**Your task:**
Show all lines holding the string "this".

**Data records:**
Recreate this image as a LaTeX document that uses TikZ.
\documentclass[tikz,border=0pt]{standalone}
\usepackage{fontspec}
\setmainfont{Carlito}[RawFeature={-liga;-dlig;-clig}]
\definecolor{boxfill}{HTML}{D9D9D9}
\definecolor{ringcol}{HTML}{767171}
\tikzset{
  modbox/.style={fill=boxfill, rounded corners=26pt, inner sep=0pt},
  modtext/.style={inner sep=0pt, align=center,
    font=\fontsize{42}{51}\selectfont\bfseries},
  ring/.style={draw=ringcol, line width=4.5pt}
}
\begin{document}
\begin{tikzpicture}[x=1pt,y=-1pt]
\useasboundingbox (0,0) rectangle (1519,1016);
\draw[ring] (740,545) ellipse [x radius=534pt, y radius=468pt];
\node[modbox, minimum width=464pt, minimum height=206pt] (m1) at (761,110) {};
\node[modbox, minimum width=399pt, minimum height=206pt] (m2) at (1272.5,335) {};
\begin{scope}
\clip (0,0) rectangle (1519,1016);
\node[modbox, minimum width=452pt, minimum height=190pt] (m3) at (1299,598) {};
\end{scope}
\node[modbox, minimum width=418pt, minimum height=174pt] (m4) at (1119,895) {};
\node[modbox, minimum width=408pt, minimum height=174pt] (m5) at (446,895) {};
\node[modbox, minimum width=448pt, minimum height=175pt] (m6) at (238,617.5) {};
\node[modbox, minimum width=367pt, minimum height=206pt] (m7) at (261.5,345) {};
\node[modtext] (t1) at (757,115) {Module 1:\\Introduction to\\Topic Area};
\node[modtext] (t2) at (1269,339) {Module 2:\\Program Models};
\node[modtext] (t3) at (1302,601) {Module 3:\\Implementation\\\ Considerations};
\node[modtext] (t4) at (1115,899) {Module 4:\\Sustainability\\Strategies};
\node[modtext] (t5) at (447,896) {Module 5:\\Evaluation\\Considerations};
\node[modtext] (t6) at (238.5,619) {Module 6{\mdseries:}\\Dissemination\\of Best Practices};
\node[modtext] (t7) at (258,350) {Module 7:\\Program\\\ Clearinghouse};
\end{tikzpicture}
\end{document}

---

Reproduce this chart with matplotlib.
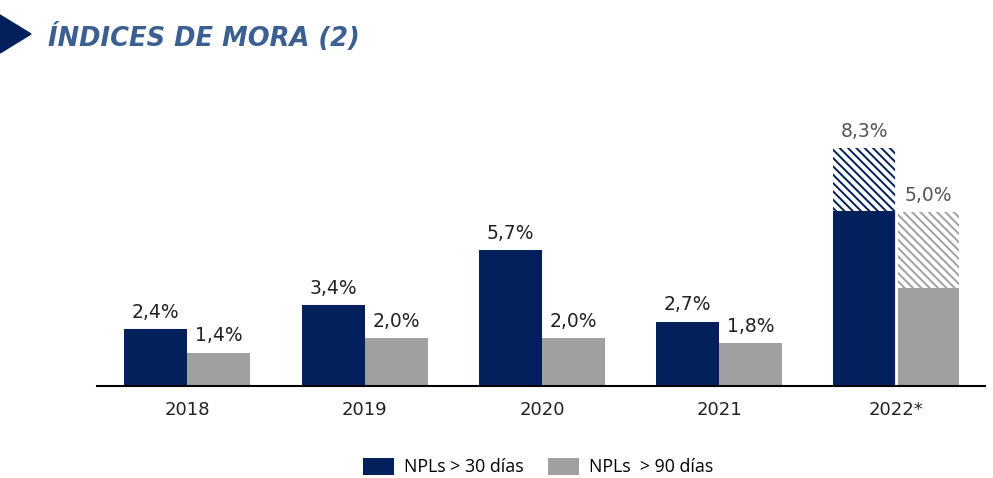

==

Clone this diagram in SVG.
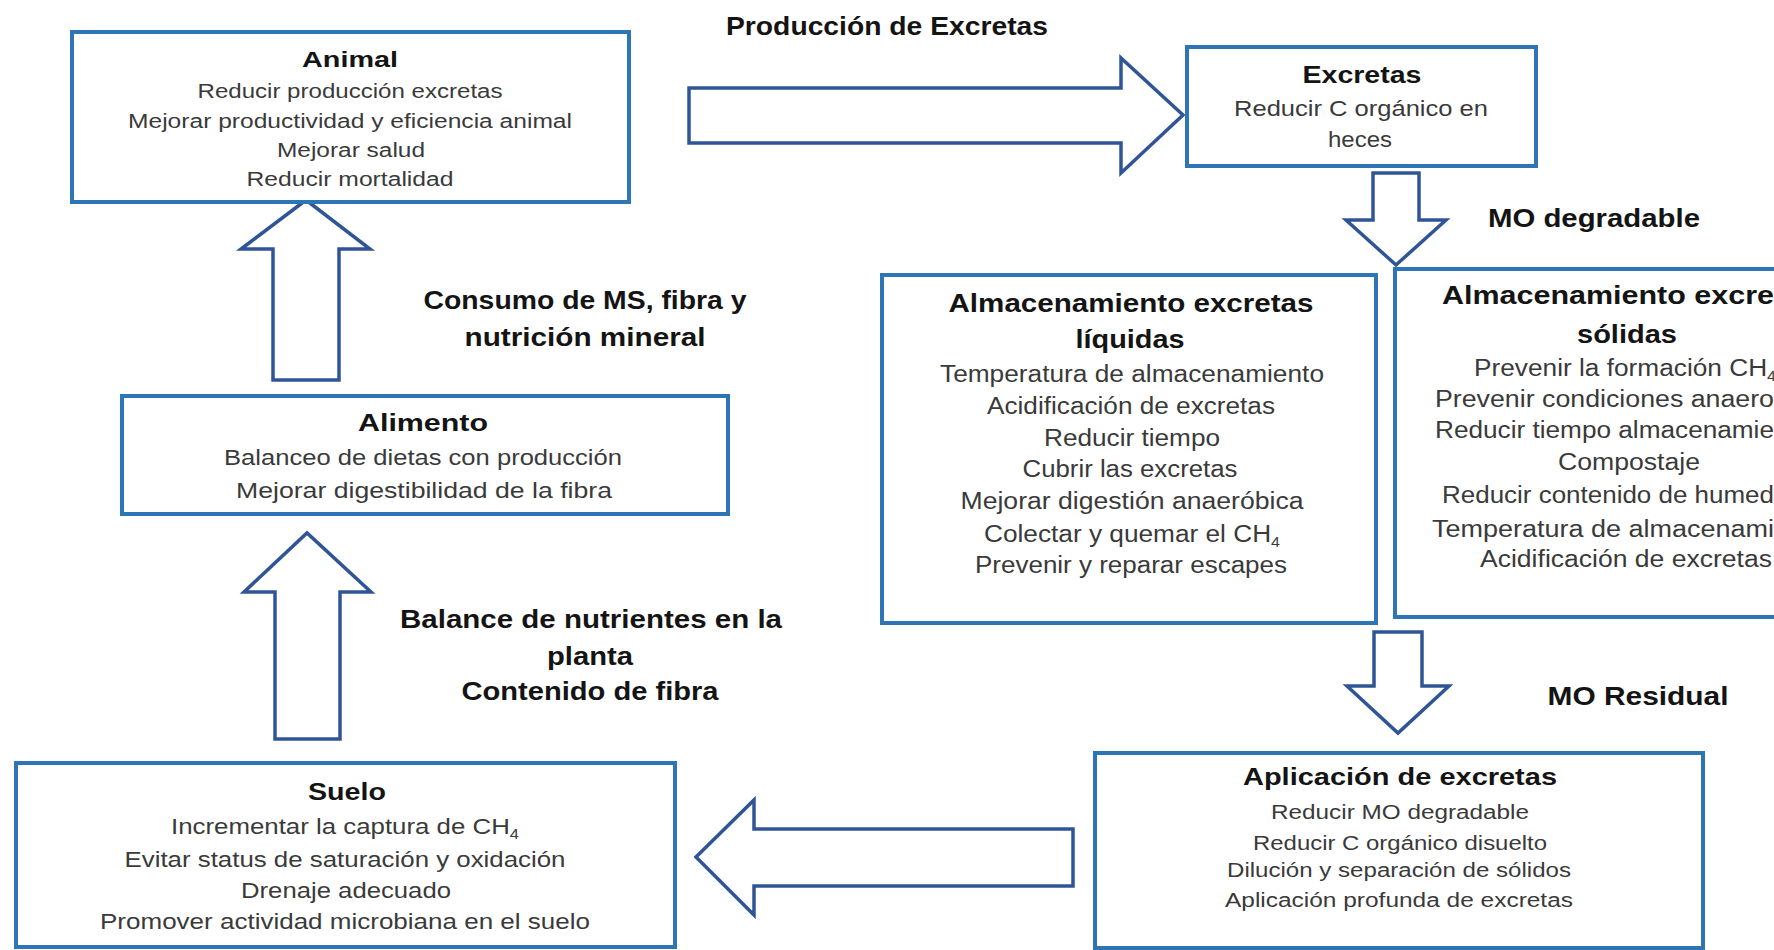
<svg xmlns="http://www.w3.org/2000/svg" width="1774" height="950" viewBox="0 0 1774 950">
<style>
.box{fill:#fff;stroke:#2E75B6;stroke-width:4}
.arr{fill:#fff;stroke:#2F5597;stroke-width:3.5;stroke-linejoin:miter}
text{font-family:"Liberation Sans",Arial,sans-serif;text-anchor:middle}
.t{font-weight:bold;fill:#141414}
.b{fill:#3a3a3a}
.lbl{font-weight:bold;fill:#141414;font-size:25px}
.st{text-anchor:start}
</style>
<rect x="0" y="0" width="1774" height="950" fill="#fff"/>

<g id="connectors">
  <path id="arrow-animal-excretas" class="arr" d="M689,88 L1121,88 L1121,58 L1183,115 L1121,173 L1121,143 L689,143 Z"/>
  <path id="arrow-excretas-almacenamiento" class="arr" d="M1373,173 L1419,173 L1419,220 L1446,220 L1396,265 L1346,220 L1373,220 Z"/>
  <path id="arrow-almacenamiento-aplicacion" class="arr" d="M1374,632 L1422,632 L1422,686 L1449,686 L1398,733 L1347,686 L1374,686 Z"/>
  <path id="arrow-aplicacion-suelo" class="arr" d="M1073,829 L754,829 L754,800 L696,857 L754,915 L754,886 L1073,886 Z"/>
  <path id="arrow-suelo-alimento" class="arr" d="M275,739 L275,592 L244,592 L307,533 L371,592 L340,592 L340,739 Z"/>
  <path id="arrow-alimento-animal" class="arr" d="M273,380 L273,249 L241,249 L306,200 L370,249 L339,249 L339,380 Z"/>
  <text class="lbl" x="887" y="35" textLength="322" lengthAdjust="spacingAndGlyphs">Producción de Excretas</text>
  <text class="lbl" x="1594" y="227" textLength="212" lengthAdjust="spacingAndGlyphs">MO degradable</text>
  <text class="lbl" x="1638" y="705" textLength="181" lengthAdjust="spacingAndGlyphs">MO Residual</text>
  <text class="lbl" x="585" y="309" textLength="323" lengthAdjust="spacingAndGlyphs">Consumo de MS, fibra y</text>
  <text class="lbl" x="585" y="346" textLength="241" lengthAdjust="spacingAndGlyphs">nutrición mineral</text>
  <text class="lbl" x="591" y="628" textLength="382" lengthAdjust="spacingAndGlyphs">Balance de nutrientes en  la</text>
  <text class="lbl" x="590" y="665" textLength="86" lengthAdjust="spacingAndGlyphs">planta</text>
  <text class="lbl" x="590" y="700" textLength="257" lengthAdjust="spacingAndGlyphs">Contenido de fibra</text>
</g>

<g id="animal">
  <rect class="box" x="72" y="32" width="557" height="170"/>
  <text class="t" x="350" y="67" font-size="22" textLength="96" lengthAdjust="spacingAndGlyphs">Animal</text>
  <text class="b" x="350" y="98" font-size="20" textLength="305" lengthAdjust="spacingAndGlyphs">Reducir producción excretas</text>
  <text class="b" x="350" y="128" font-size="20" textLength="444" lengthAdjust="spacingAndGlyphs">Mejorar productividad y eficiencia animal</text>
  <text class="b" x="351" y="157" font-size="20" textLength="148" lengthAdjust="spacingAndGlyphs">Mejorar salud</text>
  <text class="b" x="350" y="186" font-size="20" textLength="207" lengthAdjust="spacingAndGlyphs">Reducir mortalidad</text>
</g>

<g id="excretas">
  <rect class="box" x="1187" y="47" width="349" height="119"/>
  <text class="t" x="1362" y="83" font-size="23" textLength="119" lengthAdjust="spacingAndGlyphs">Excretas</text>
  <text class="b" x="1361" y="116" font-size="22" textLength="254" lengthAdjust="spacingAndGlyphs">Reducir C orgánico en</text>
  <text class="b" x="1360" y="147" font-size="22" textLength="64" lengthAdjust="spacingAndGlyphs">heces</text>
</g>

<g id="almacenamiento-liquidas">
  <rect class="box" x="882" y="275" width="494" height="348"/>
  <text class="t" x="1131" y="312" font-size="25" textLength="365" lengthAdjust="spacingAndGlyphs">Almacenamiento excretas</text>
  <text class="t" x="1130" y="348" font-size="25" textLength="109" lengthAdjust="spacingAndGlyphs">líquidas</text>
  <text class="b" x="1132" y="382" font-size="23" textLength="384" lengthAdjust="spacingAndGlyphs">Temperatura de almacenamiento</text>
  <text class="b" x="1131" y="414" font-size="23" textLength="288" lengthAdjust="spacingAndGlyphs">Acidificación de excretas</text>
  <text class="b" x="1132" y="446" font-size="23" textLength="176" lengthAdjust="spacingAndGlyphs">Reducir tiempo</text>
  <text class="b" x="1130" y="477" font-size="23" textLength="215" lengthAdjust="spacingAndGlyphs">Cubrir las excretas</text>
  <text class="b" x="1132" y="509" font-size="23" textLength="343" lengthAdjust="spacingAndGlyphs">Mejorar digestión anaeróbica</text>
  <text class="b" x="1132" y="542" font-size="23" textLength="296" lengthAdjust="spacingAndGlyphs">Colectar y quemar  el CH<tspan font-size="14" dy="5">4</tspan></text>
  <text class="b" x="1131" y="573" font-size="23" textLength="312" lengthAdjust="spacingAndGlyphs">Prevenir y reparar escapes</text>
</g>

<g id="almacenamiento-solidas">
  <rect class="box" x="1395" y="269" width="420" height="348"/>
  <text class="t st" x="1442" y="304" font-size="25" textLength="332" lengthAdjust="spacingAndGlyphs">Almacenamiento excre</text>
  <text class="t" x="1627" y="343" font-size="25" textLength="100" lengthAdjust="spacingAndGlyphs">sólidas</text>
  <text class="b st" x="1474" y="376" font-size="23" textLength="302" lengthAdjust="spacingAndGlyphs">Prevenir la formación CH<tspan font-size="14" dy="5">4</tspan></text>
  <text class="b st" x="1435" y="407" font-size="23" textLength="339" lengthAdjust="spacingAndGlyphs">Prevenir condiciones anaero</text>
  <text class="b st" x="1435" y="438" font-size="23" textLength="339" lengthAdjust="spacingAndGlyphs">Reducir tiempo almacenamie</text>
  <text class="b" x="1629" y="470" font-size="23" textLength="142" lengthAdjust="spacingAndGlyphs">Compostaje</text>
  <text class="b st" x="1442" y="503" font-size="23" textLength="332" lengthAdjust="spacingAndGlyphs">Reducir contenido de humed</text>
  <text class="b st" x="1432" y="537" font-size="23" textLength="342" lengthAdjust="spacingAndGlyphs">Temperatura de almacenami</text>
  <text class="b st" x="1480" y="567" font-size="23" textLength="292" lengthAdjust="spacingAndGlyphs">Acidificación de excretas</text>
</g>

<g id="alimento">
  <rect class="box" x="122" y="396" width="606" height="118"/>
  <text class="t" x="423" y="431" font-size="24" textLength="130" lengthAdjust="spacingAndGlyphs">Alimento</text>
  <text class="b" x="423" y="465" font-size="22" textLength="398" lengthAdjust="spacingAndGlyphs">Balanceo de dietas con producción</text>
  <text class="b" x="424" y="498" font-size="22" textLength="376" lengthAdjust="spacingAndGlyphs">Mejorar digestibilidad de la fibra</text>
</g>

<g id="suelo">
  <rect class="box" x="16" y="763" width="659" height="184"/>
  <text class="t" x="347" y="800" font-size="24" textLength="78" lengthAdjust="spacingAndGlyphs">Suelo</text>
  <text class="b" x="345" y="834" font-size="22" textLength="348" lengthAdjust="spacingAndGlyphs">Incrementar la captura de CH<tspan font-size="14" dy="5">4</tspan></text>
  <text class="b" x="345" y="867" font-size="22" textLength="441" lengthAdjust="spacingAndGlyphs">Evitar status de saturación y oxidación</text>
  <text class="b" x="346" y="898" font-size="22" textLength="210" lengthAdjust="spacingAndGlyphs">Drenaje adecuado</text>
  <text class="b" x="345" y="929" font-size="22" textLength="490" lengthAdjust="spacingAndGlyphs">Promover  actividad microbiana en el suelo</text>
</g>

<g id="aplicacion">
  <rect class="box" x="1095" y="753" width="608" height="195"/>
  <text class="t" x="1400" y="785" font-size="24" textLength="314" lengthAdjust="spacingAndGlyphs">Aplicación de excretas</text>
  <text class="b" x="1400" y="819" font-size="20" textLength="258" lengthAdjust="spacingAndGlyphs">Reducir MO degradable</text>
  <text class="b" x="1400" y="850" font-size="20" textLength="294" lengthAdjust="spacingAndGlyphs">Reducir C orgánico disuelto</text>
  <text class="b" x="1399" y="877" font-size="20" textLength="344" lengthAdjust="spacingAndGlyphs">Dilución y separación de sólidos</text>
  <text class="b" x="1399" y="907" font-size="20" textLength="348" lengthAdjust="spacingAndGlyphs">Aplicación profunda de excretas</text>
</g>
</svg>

**Final answer:**
Recreate this image as a LaTeX document that uses TikZ.
Reproduce this chart with matplotlib.
Clone this diagram in SVG.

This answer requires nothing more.